Das Verschlüsselungsverfahren PGP ist leider keine Alternative, weil es nicht hundertprozentig sicher und zudem ein Albtraum in Sachen Benutzerfreundlichkeit ist. Besser sind Initiativen, um die E-Mail ganz abzuschaffen: das Projekt "Pond" des Google-Sicherheitsexperten Adam Langley beispielsweise. Es gibt auch schon sichere Messenger. Ich selbst arbeite mit am Off-the-Record-Messaging (ein Verschlüsselungsprotokoll für Instant Messenger; d. Red). Man kann auch via Voice over IP bereits jetzt nutzerfreundlich und verschlüsselt telefonieren. Verschlüsselung schützt unsere Privatheit.

Ich glaube nicht, dass es der NSA gelingen wird, unsere besten Verschlüsselungssysteme zu knacken. Die Mathematik ist zu gut. Doch es gibt noch ungelöste Probleme: End-to-End-Verschlüsselung muss Folgenlosigkeit bieten. Es dürfen also nicht alle vorhergehenden oder nachfolgenden Schlüssel automatisch wertlos werden, wenn ein einziger geknackt wurde. Und es muss uns gelingen, unsere Metadaten zu schützen (die anzeigen, wer wann mit wem kommuniziert hat; d. Red.).
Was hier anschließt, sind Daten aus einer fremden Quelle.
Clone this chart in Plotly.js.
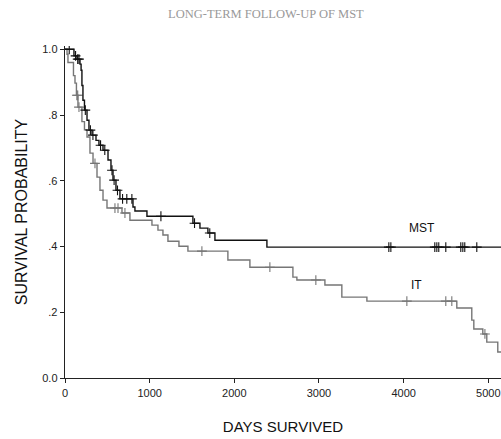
<!DOCTYPE html>
<html>
<head>
<meta charset="utf-8">
<script src="https://cdn.plot.ly/plotly-3.0.1.min.js"></script>
<style>html,body{margin:0;padding:0;background:#fff;}#chart{width:501px;height:439px;}</style>
</head>
<body>
<div id="chart"></div>
<script>
// Kaplan-Meier step points (day where survival changes, new survival)
const mstDays = [0,106,142,177,190,200,212,230,260,283,319,366,401,449,508,543,567,602,649,803,826,968,1511,1594,1688,1771,2385,5150];
const mstSurv = [1.0,0.98,0.97,0.955,0.936,0.89,0.845,0.815,0.784,0.754,0.739,0.723,0.708,0.693,0.663,0.632,0.602,0.571,0.545,0.52,0.508,0.492,0.471,0.456,0.441,0.419,0.398,0.398];
const mstCensor = [50,125,150,165,240,300,330,420,470,555,580,620,680,730,790,1133,1530,1710,3825,3849,4368,4392,4415,4498,4675,4699,4722,4864];

const itDays = [0,24,35,100,118,135,153,200,230,260,295,331,378,413,449,496,673,767,1027,1098,1157,1216,1346,1452,1924,2184,2692,2739,3070,3270,3566,4628,4805,4829,4935,4982,5112,5150];
const itSurv = [1.0,0.985,0.96,0.92,0.897,0.86,0.824,0.78,0.755,0.733,0.684,0.653,0.611,0.571,0.541,0.517,0.502,0.48,0.465,0.45,0.435,0.416,0.401,0.386,0.359,0.337,0.307,0.298,0.283,0.246,0.234,0.213,0.176,0.149,0.134,0.109,0.079,0.079];
const itCensor = [140,150,165,354,590,626,708,1617,2420,2963,4038,4498,4569,4960];

const yTickVals = [0,0.2,0.4,0.6,0.8,1.0];
const yTickText = ['0.0','.2','.4','.6','.8','1.0'];
const xTickVals = [0,1000,2000,3000,4000,5000];

function survAt(days, surv, d){
  let v = surv[0];
  for(let i=0;i<days.length;i++){ if(days[i] <= d) v = surv[i]; }
  return v;
}

const MST_COLOR = '#111111';
const IT_COLOR = '#767676';

const traces = [
  {x: itDays, y: itSurv, mode:'lines', line:{shape:'hv', color:IT_COLOR, width:1.4}, hoverinfo:'skip', showlegend:false},
  {x: itCensor, y: itCensor.map(d=>survAt(itDays,itSurv,d)), mode:'markers',
   marker:{symbol:'cross-thin', size:7, line:{color:IT_COLOR, width:1.1}}, showlegend:false, hoverinfo:'skip'},
  {x: mstDays, y: mstSurv, mode:'lines', line:{shape:'hv', color:MST_COLOR, width:1.4}, hoverinfo:'skip', showlegend:false},
  {x: mstCensor, y: mstCensor.map(d=>survAt(mstDays,mstSurv,d)), mode:'markers',
   marker:{symbol:'cross-thin', size:7, line:{color:MST_COLOR, width:1.1}}, showlegend:false, hoverinfo:'skip'}
];

const axisFont = {family:'Liberation Sans, Arial, sans-serif', size:11, color:'#222'};
const layout = {
  width:501, height:439,
  margin:{l:65, r:0, t:46, b:61},
  paper_bgcolor:'#fff', plot_bgcolor:'#fff',
  showlegend:false,
  xaxis:{range:[0,5150], tickvals:xTickVals, ticks:'outside', ticklen:4, tickwidth:1, tickcolor:'#222',
    showline:true, linecolor:'#222', linewidth:1.3, showgrid:false, zeroline:false, tickfont:axisFont,
    ticklabeloverflow:'allow',
    title:{text:'DAYS SURVIVED', font:{family:'Liberation Sans, Arial, sans-serif', size:15, color:'#111'}, standoff:24}},
  yaxis:{range:[0,1.01], tickvals:yTickVals, ticktext:yTickText, ticks:'outside', ticklen:4, tickwidth:1, tickcolor:'#222',
    showline:true, linecolor:'#222', linewidth:1.3, showgrid:false, zeroline:false, tickfont:axisFont,
    title:{text:'SURVIVAL PROBABILITY', font:{family:'Liberation Sans, Arial, sans-serif', size:16, color:'#111'}, standoff:10}},
  annotations:[
    {text:'MST', x:4217, y:0.456, xref:'x', yref:'y', showarrow:false, font:{family:'Liberation Sans, Arial, sans-serif', size:12, color:'#111'}},
    {text:'IT', x:4146, y:0.283, xref:'x', yref:'y', showarrow:false, font:{family:'Liberation Sans, Arial, sans-serif', size:12, color:'#111'}},
    {text:'LONG-TERM FOLLOW-UP OF MST', xref:'paper', yref:'paper', x:0.46, y:1.125, showarrow:false,
     font:{family:'Liberation Serif, serif', size:12.5, color:'#999'}}
  ]
};
Plotly.newPlot('chart', traces, layout, {staticPlot:true, displayModeBar:false});
</script>
</body>
</html>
Zugegeben, das ist alles technisch sehr anspruchsvoll. Wer wird uns künftig die sicheren Kommunikationstools programmieren? Die Hacker? Auf irgendjemanden muss man seine Hoffnungen setzen – warum nicht auf die Hacker-Gemeinschaft? Sie sind motiviert, sichere und nutzerfreundliche Kommunikationsmethoden zu entwerfen. Bei Apple arbeiten viele Menschen, die großartige Designer und zugleich aktive Mitglieder der Computer-Security- und Hacker-Gemeinschaft sind. Leider ist Apple ein Komplize des NSA-Systems. Aber es müsste nicht so sein. Apple könnte auch ein Partner der Menschheit sein.

Was passieren muss: Leute, die gut darin sind, eine Benutzerschnittstelle zu designen, müssen sich mit Leuten zusammentun, die gut darin sind, Verschlüsselung zu programmieren. Ich bin zuversichtlich, dass dies künftig geschehen wird, sodass wir am Ende den Nutzern nur noch eines beibringen müssen: Wie sie sich gegenseitig zuverlässig authentifizieren, bevor sie miteinander sicher kommunizieren können. Der Rest sollte automatisch im Smartphone passieren. Sichere Verschlüsselung muss Standard sein – und zwar in jedem Smartphone. William Gibson sagte einmal: "Die Zukunft ist bereits da, sie ist nur nicht gleichmäßig verteilt." Dass ich ein verschlüsseltes Smartphone habe und viele andere nicht, ist der Beweis.